● **GOAL OF THE EXERCISE**:
Reproduce the records. Keep every word exact and include no images.

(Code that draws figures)
** START **
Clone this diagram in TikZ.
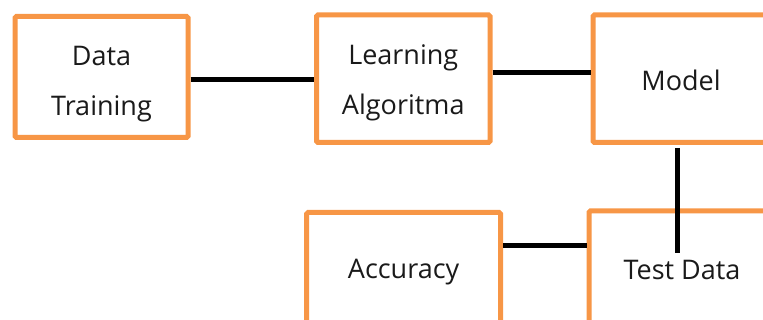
\documentclass[tikz,border=0pt]{standalone}
\usepackage{fontspec}
\setmainfont{Open Sans}
\definecolor{boxorange}{HTML}{F79646}
\definecolor{ink}{HTML}{1A1A1A}
\begin{document}
\begin{tikzpicture}[x=1pt,y=-1pt,
  stagebox/.style={draw=boxorange,line width=5pt,fill=white,rounded corners=1.5pt,inner sep=0pt},
  stagetext/.style={inner sep=0pt,align=center,text=ink,font=\fontsize{27}{50}\selectfont},
  caption/.style 2 args={label={[stagetext,yshift=-#1]center:{#2}}},
  link/.style={line width=5pt,draw=black}]
\useasboundingbox (0,0) rectangle (763,320);
\clip (0,0) rectangle (763,320);

% stages of the workflow
\node[stagebox,minimum width=173pt,minimum height=121pt,caption={7.6pt}{Data\\Training}] (dt) at (101.5,77) {};
\node[stagebox,minimum width=173.5pt,minimum height=127.5pt,caption={4.3pt}{Learning\\Algoritma}] (la) at (403.25,78.75) {};
\node[stagebox,minimum width=176pt,minimum height=127.5pt,caption={1.7pt}{Model}] (model) at (681,78.75) {};
\node[stagebox,minimum width=194pt,minimum height=111.5pt,caption={3.4pt}{Accuracy}] (acc) at (403.6,268.25) {};
\node[stagebox,minimum width=186pt,minimum height=115pt,caption={1pt}{Test Data}] (test) at (682,268.5) {};

% connectors
\draw[link] (dt.east |- 0,80) -- (la.west |- 0,80);
\draw[link] (la.east |- 0,73) -- (model.west |- 0,73);
\draw[link] (acc.east |- 0,246) -- (test.west |- 0,246);
\coordinate (mdown) at (677,148);
\coordinate (tdend) at (677,253);
\draw[link] (mdown) -- (tdend);
\end{tikzpicture}
\end{document}
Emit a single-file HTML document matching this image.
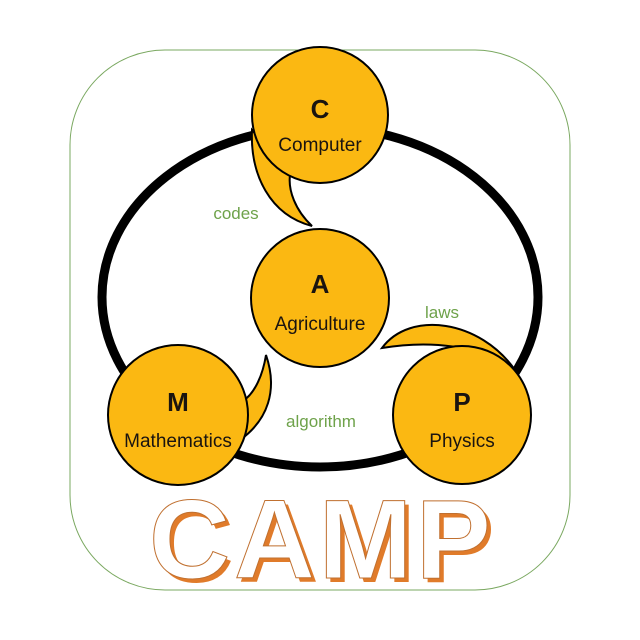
<!DOCTYPE html>
<html><head><style>body{margin:0;background:#fff}svg{display:block}</style></head><body>
<svg width="640" height="640" viewBox="0 0 640 640" xmlns="http://www.w3.org/2000/svg" font-family="Liberation Sans, DejaVu Sans, sans-serif">
<rect x="70" y="50" width="500" height="540" rx="95" fill="#fff" stroke="#7aa860" stroke-width="1"/>
<ellipse cx="320" cy="297" rx="218" ry="170" fill="none" stroke="#000" stroke-width="9"/>
<g fill="#fbb812" stroke="#000" stroke-width="2">
<path d="M252,130 C250,175 270,215 312,226 C295,210 288,190 290,175 Z"/>
<path d="M240,440 C268,420 278,390 266,355 C262,380 252,395 244,400 Z"/>
<path d="M382,348 C410,310 480,320 515,370 C480,345 430,340 382,348 Z"/>
<circle cx="320" cy="115" r="68"/>
<circle cx="320" cy="298" r="69"/>
<circle cx="178" cy="415" r="70"/>
<circle cx="462" cy="415" r="69"/>
</g>
<g fill="#1a1410" text-anchor="middle">
<text x="320" y="118" font-size="26" font-weight="bold">C</text>
<text x="320" y="151" font-size="19">Computer</text>
<text x="320" y="293" font-size="26" font-weight="bold">A</text>
<text x="320" y="330" font-size="19">Agriculture</text>
<text x="178" y="411" font-size="26" font-weight="bold">M</text>
<text x="178" y="447" font-size="19">Mathematics</text>
<text x="462" y="411" font-size="26" font-weight="bold">P</text>
<text x="462" y="447" font-size="19">Physics</text>
</g>
<g fill="#6ea24a" font-size="17" text-anchor="middle">
<text x="236" y="219">codes</text>
<text x="442" y="318">laws</text>
<text x="321" y="427">algorithm</text>
</g>
<text x="326" y="582" font-size="112" font-weight="bold" text-anchor="middle" fill="#e07b2a" letter-spacing="4">CAMP</text>
<text x="322" y="578" font-size="112" font-weight="bold" text-anchor="middle" fill="#fff" stroke="#c07030" stroke-width="1" letter-spacing="4">CAMP</text>
</svg>
</body></html>
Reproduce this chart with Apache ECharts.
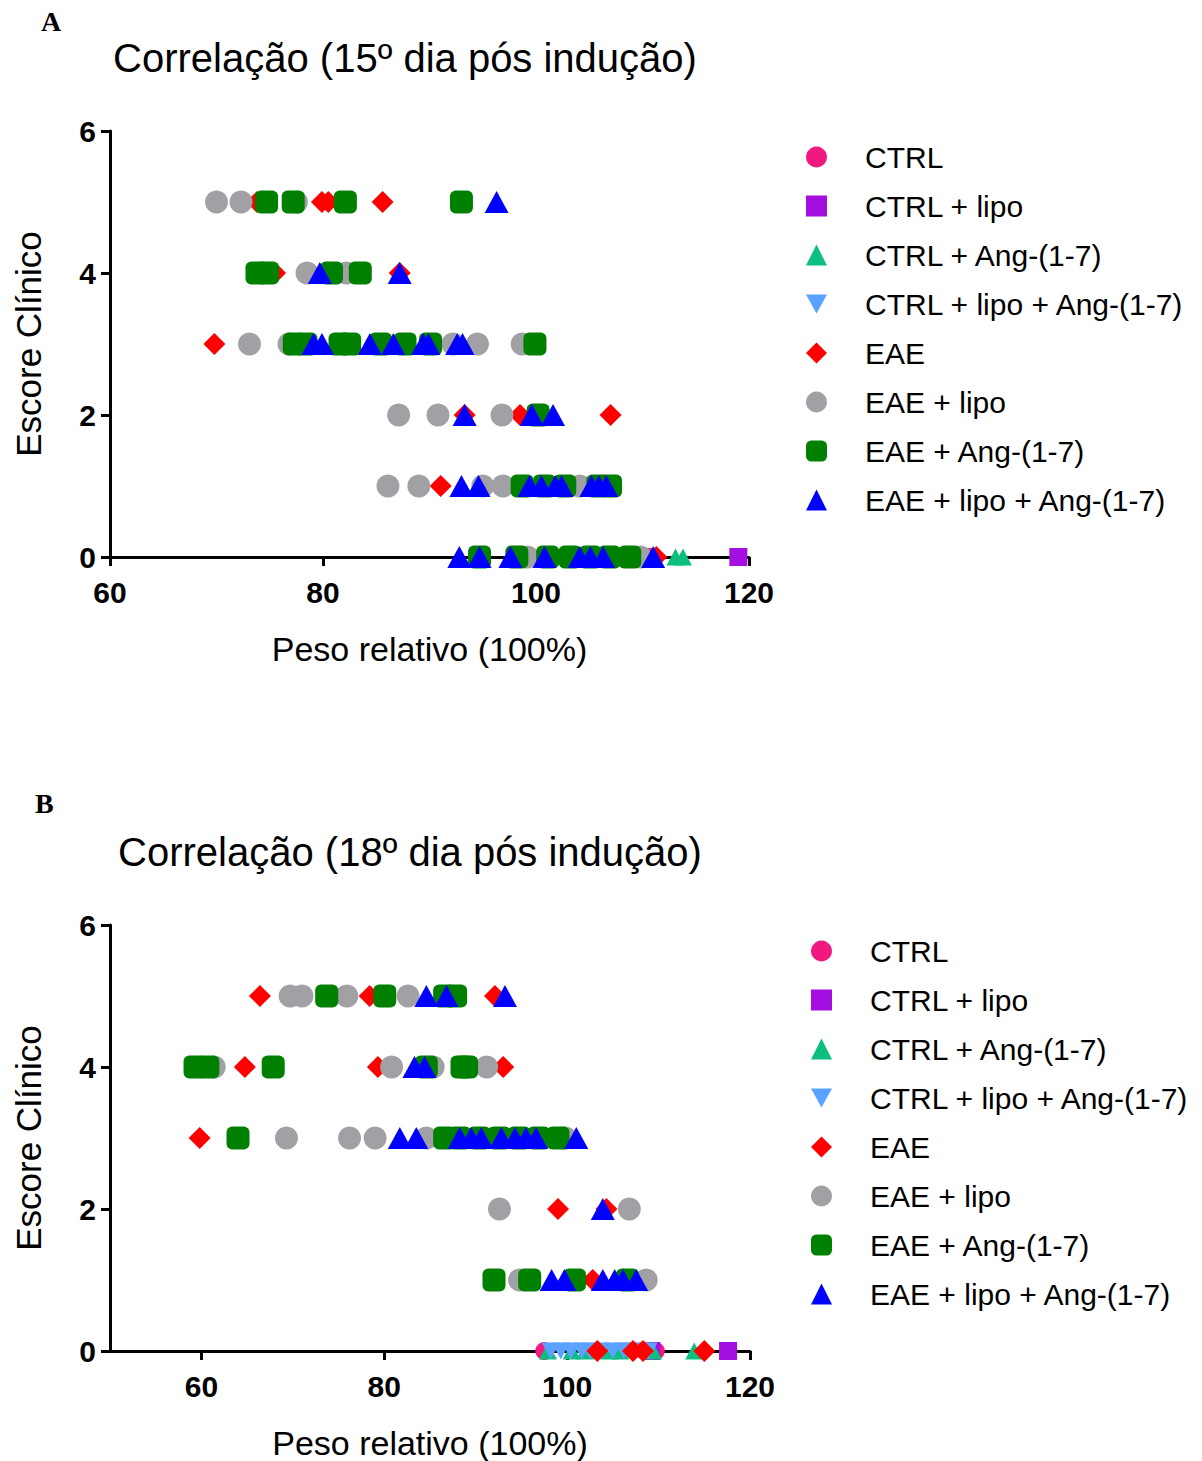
** END **
● **ANSWER TO THE PROBLEM**:
Clone this diagram in TikZ.
\documentclass[tikz,border=0pt]{standalone}
\usepackage{fontspec}
\setmainfont{Open Sans}
\definecolor{boxorange}{HTML}{F79646}
\definecolor{ink}{HTML}{1A1A1A}
\begin{document}
\begin{tikzpicture}[x=1pt,y=-1pt,
  stagebox/.style={draw=boxorange,line width=5pt,fill=white,rounded corners=1.5pt,inner sep=0pt},
  stagetext/.style={inner sep=0pt,align=center,text=ink,font=\fontsize{27}{50}\selectfont},
  caption/.style 2 args={label={[stagetext,yshift=-#1]center:{#2}}},
  link/.style={line width=5pt,draw=black}]
\useasboundingbox (0,0) rectangle (763,320);
\clip (0,0) rectangle (763,320);

% stages of the workflow
\node[stagebox,minimum width=173pt,minimum height=121pt,caption={7.6pt}{Data\\Training}] (dt) at (101.5,77) {};
\node[stagebox,minimum width=173.5pt,minimum height=127.5pt,caption={4.3pt}{Learning\\Algoritma}] (la) at (403.25,78.75) {};
\node[stagebox,minimum width=176pt,minimum height=127.5pt,caption={1.7pt}{Model}] (model) at (681,78.75) {};
\node[stagebox,minimum width=194pt,minimum height=111.5pt,caption={3.4pt}{Accuracy}] (acc) at (403.6,268.25) {};
\node[stagebox,minimum width=186pt,minimum height=115pt,caption={1pt}{Test Data}] (test) at (682,268.5) {};

% connectors
\draw[link] (dt.east |- 0,80) -- (la.west |- 0,80);
\draw[link] (la.east |- 0,73) -- (model.west |- 0,73);
\draw[link] (acc.east |- 0,246) -- (test.west |- 0,246);
\coordinate (mdown) at (677,148);
\coordinate (tdend) at (677,253);
\draw[link] (mdown) -- (tdend);
\end{tikzpicture}
\end{document}
Emit a single-file HTML document matching this image.
<!DOCTYPE html>
<html><head><style>body{margin:0;background:#fff}svg{display:block}</style></head><body>
<svg width="640" height="640" viewBox="0 0 640 640" xmlns="http://www.w3.org/2000/svg" font-family="Liberation Sans, DejaVu Sans, sans-serif">
<rect x="70" y="50" width="500" height="540" rx="95" fill="#fff" stroke="#7aa860" stroke-width="1"/>
<ellipse cx="320" cy="297" rx="218" ry="170" fill="none" stroke="#000" stroke-width="9"/>
<g fill="#fbb812" stroke="#000" stroke-width="2">
<path d="M252,130 C250,175 270,215 312,226 C295,210 288,190 290,175 Z"/>
<path d="M240,440 C268,420 278,390 266,355 C262,380 252,395 244,400 Z"/>
<path d="M382,348 C410,310 480,320 515,370 C480,345 430,340 382,348 Z"/>
<circle cx="320" cy="115" r="68"/>
<circle cx="320" cy="298" r="69"/>
<circle cx="178" cy="415" r="70"/>
<circle cx="462" cy="415" r="69"/>
</g>
<g fill="#1a1410" text-anchor="middle">
<text x="320" y="118" font-size="26" font-weight="bold">C</text>
<text x="320" y="151" font-size="19">Computer</text>
<text x="320" y="293" font-size="26" font-weight="bold">A</text>
<text x="320" y="330" font-size="19">Agriculture</text>
<text x="178" y="411" font-size="26" font-weight="bold">M</text>
<text x="178" y="447" font-size="19">Mathematics</text>
<text x="462" y="411" font-size="26" font-weight="bold">P</text>
<text x="462" y="447" font-size="19">Physics</text>
</g>
<g fill="#6ea24a" font-size="17" text-anchor="middle">
<text x="236" y="219">codes</text>
<text x="442" y="318">laws</text>
<text x="321" y="427">algorithm</text>
</g>
<text x="326" y="582" font-size="112" font-weight="bold" text-anchor="middle" fill="#e07b2a" letter-spacing="4">CAMP</text>
<text x="322" y="578" font-size="112" font-weight="bold" text-anchor="middle" fill="#fff" stroke="#c07030" stroke-width="1" letter-spacing="4">CAMP</text>
</svg>
</body></html>
Reproduce this chart with Apache ECharts.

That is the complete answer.